Jackson had also previously been involved in two public incidents, neither resulting in any public repercussions: Jackson was in a car with teammates Treon Harris and Jalen Tabor during a December incident in which Harris was cited for driving without a license and the smell of weed emanated from the vehicle, he was shot while in his hometown of Immokalee over winter break in late December.
To be clear: I don't and didn't think there is or was anything truly troubling about Jackson being in a car that smelled of weed, nor do I or did I think Jackson getting shot is or was something to fault him for, except in the context of the company he keeps. But three incidents like this in the span of five months is an aggregate that promps valid concern, and I thought anything but exoneration in his armed robbery would almost certainly result in Jackson's dismissal.
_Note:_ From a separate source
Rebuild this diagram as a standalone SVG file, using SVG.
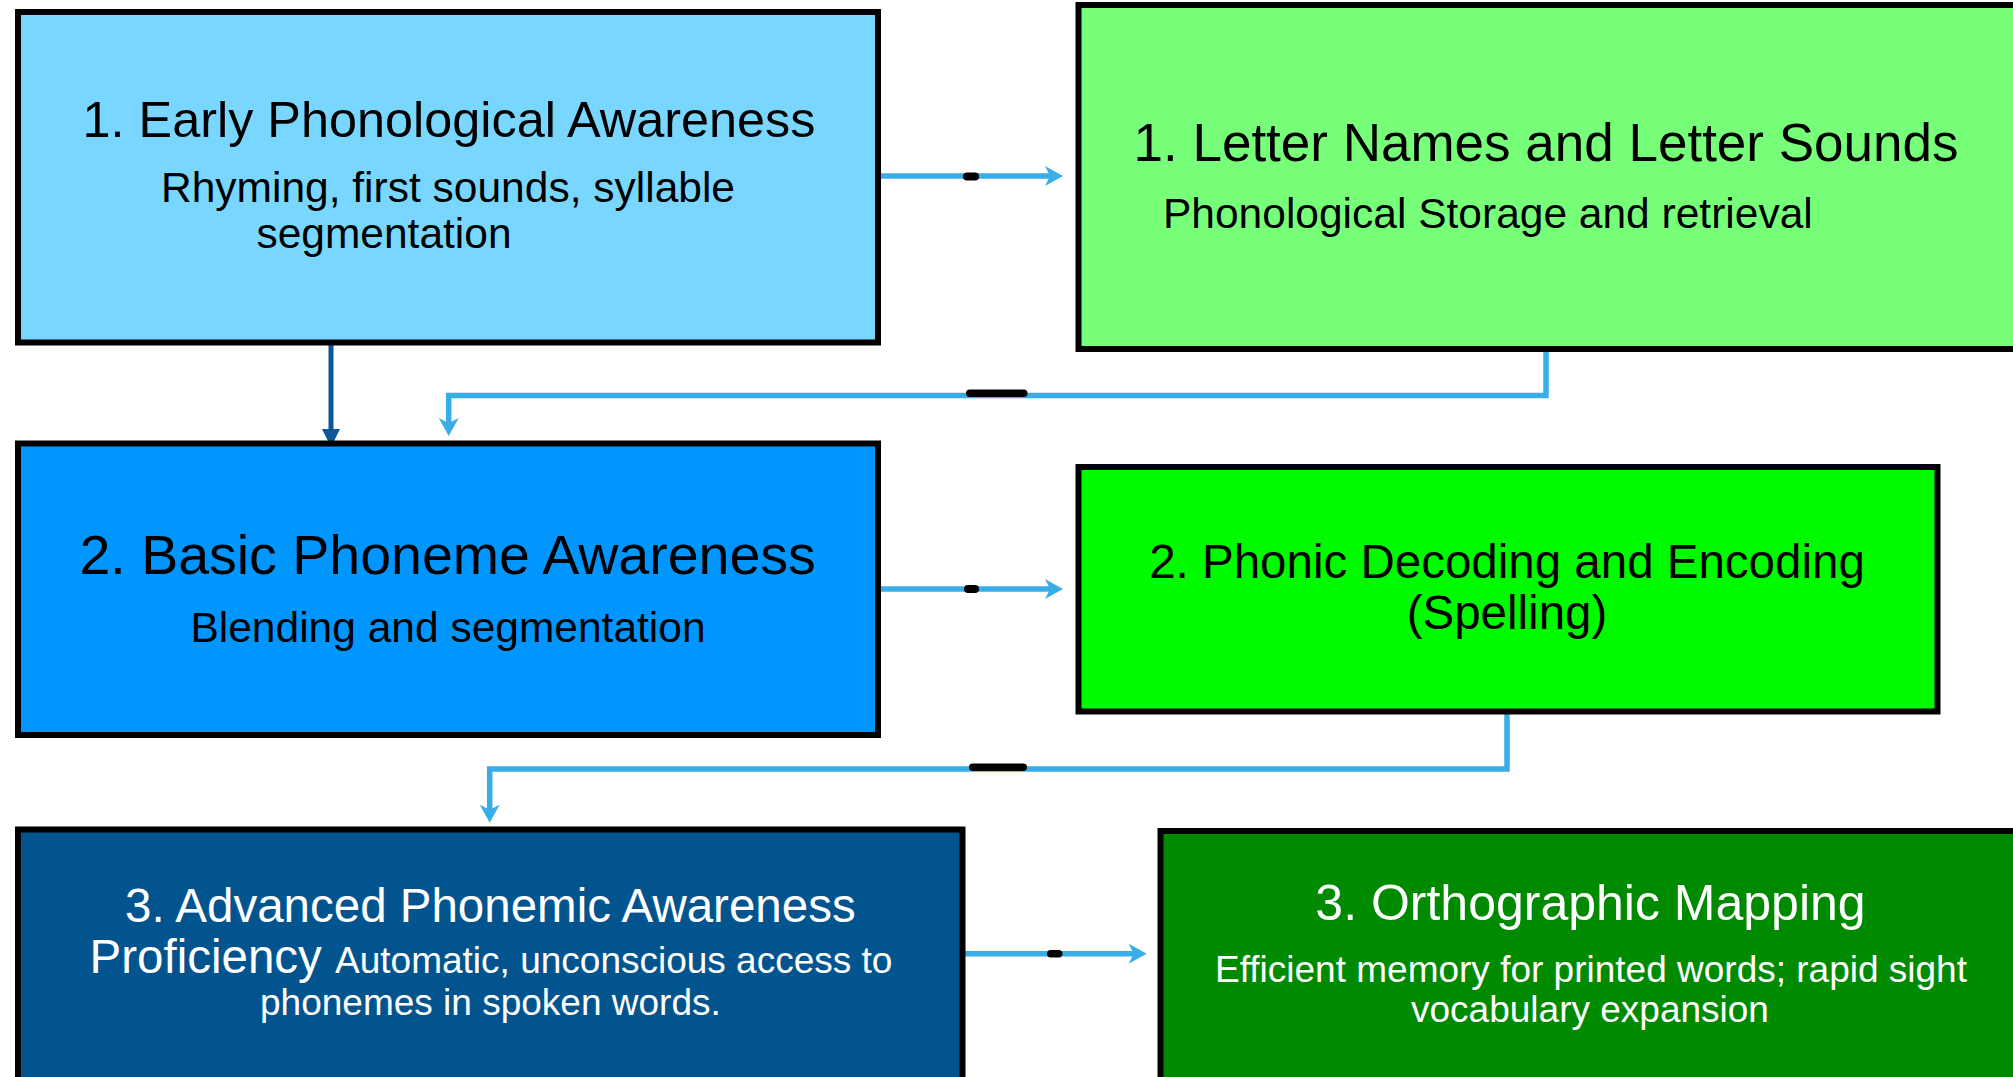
<svg xmlns="http://www.w3.org/2000/svg" width="2013" height="1077" viewBox="0 0 2013 1077">
<style>
.box{stroke:#000;stroke-width:6}
.t{font-family:"Liberation Sans",Arial,sans-serif;fill:#000}
.w{fill:#fff}
.m{text-anchor:middle}
.conn{fill:none;stroke:#38ADE8;stroke-width:5.5;stroke-linejoin:miter}
.dark{fill:none;stroke:#0B5797;stroke-width:5}
.tick{fill:#000}
</style>
<defs>
<marker id="ah" viewBox="0 0 18 20" refX="10" refY="10" markerWidth="18" markerHeight="20" markerUnits="userSpaceOnUse" orient="auto">
<path d="M0,0 L18,10 L0,20 L5,10 Z" fill="#38ADE8"/>
</marker>
<marker id="ahd" viewBox="0 0 18 18" refX="10" refY="9" markerWidth="18" markerHeight="18" markerUnits="userSpaceOnUse" orient="auto">
<path d="M0,0 L18,9 L0,18 Z" fill="#0B5797"/>
</marker>
</defs>
<rect width="2013" height="1077" fill="#fff"/>

<g id="connectors">
<path class="conn" d="M881,176 H1055" marker-end="url(#ah)"/>
<rect class="tick" x="963" y="172.5" width="16" height="8" rx="4"/>
<path class="dark" d="M331,337 V439" marker-end="url(#ahd)"/>
<path class="conn" d="M1546,351 V395.5 H448.7 V428" marker-end="url(#ah)"/>
<rect class="tick" x="966" y="389.5" width="61.5" height="7.5" rx="3.7"/>
<path class="conn" d="M881,589 H1055" marker-end="url(#ah)"/>
<rect class="tick" x="964" y="585" width="15" height="8" rx="4"/>
<path class="conn" d="M1507,714 V769 H489.7 V814.7" marker-end="url(#ah)"/>
<rect class="tick" x="969" y="763.5" width="58" height="7.5" rx="3.7"/>
<path class="conn" d="M965,953.7 H1138.7" marker-end="url(#ah)"/>
<rect class="tick" x="1047" y="950" width="15.5" height="7.5" rx="3.7"/>
</g>

<g id="node-early-phonological">
<rect class="box" x="18" y="12" width="860" height="330.5" fill="#78D6FF"/>
<text class="t m" x="449" y="137" font-size="50.4">1. Early Phonological Awareness</text>
<text class="t m" x="448" y="202" font-size="42.5">Rhyming, first sounds, syllable</text>
<text class="t m" x="384" y="248" font-size="42.5">segmentation</text>
</g>

<g id="node-letter-names">
<rect class="box" x="1078.5" y="5" width="940" height="344" fill="#78FF7A"/>
<text class="t m" x="1546" y="161" font-size="53">1. Letter Names and Letter Sounds</text>
<text class="t" x="1163" y="228" font-size="42.5">Phonological Storage and retrieval</text>
</g>

<g id="node-basic-phoneme">
<rect class="box" x="18" y="443.5" width="860" height="291.5" fill="#0096FF"/>
<text class="t m" x="447.6" y="574" font-size="55.5">2. Basic Phoneme Awareness</text>
<text class="t m" x="448" y="641.7" font-size="42.5">Blending and segmentation</text>
</g>

<g id="node-phonic-decoding">
<rect class="box" x="1078.5" y="467" width="859" height="244.5" fill="#00FA00"/>
<text class="t m" x="1507" y="577.7" font-size="47.5">2. Phonic Decoding and Encoding</text>
<text class="t m" x="1507" y="629.3" font-size="47.5">(Spelling)</text>
</g>

<g id="node-advanced-phonemic">
<rect class="box" x="18" y="829.5" width="944.5" height="260" fill="#02548F"/>
<text class="t w m" x="490.4" y="922.3" font-size="47.5">3. Advanced Phonemic Awareness</text>
<text class="t w m" x="491" y="973" font-size="47.5">Proficiency <tspan font-size="37">Automatic, unconscious access to</tspan></text>
<text class="t w m" x="490.4" y="1015" font-size="37">phonemes in spoken words.</text>
</g>

<g id="node-orthographic">
<rect class="box" x="1160.5" y="831" width="860" height="260" fill="#008A00"/>
<text class="t w m" x="1590.5" y="920" font-size="50">3. Orthographic Mapping</text>
<text class="t w m" x="1591" y="981.7" font-size="37">Efficient memory for printed words; rapid sight</text>
<text class="t w m" x="1590" y="1021.7" font-size="37">vocabulary expansion</text>
</g>
</svg>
Coming down on Jackson now does, certainly, feel somewhat premature, and a de facto dismissal with charges dropped would be a strange decision. And so I think this decision by the UAA smells strongly of Florida's administration knowing more than the public does, and I suspect there may well be further details that could come to light and make it make more sense.
I don't think Florida would revoke the scholarship of a student-athlete — which is basically what this decision seems to be — without good reason for doing so, but I also don't think Florida is likely to let a preponderance of poor decisions go totally unchecked.
And, lest we forget, Florida dismissed Gerald Willis, never charged with a crime in Gainesville, in January, after what was reported as another "altercation" with a teammate.
Florida's current standards for behavior are not low, it would seem. And it would also seem that Jackson has failed to meet them.